Nanaimo is one of the most colourful stops on your tour of British Columbia’s coast. Its richness and many layers are perhaps best symbolized by the dessert bar that bears its name. It is “The Harbour City” which should send a positive signal to boaters, but it has also been called “the bathtub race capital of Canada” and “the hub, tub and pub city”, which reveal Nanaimo’s playful side (video). But don’t be fooled. The Nanaimo Bar Trail does not lead to watering holes, although these may be found in the charming downtown that features the shops competing to make the best namesake dessert.
Nanaimo has a rich history because it is a natural place for settlement. The Snunéymuxw, a Coast Salish people, found food and fresh water at the largest estuary on Vancouver Island and winter shelter among the islands and bays. An almost completely enclosed harbour, with deep water and a bench of adjacent flat land, is part of the reason Nanaimo is the second largest city on Vancouver Island. It was coal mining that brought the first waves of residents. From the beginning Nanaimo was both a shipping and industrial centre, with forestry becoming the main resource industry after World War 1. Today, Nanaimo enjoys its ideal geographic position, natural blessings and civic pride that make it a lively community you should not miss (video).
For boaters, Nanaimo is ideally situated near the mid-point of the Salish Sea on Vancouver Island’s east shore, at the top end of the Gulf Islands and due west from Vancouver. Nanaimo is part of the Salish Sea Circle Tour and Gulf Islands Circle Tour.
Don’t have a boat? No worries. There are lots and lots of ways to get on the water in Nanaimo. (You’ll find them at On the Waterfront and Further Ashore.) BC Ferries serves Nanaimo from its Horseshoe Bay and Tsawwassen terminals.
Whether you arrive by keel or wheel, you will be struck by how perfect a union has been made between land and water (video). The Harbourfront Walkway threads intimately beside and over the water, with docks lined by boats and more boats moored out in the bay on one side, and shops, eateries and pubs on the other. You are likely to comment, “this is the way a town should be built,” as you climb the stairs to Front Street and stroll through the fashionably historic downtown, with major hotels standing guard at the entrance.
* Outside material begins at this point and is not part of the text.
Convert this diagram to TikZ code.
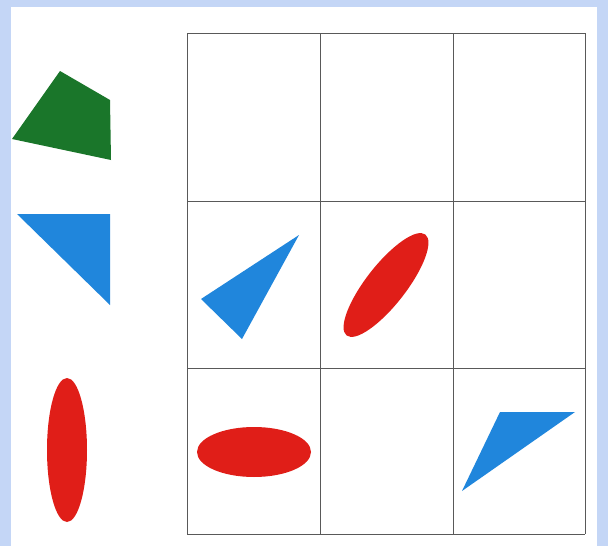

The Nanaimo Boat Basin tucks you into the heart of the waterfront. It is more serene at the Waterfront Marina and Suites, but still a short walk to the “action.” A must visit is to the Dinghy Dock Pub, Canada’s only floating pub. The name tells boaters how to get there. There is a ferry from the Boat Basin for the boatless. For ultimate serenity in a full service marina, just 16 kilometres away, moor at Page’s Resort and Marina, a good base for the Gulf Islands and visits to town.
You will find information on Nanaimo’s many attractions under On the Waterfront and Further Ashore. This is a place where you may enjoy varied dining, entertainment and artistic endowments; farm, beverage and culinary tours, great pubs, snorkeling with the seals, catching fresh seafood and ocean ecotours.
They should hold a contest: “Why is Nanaimo like a Nanaimo Bar?” Come and explore our many layers and flavours. And give us your answer.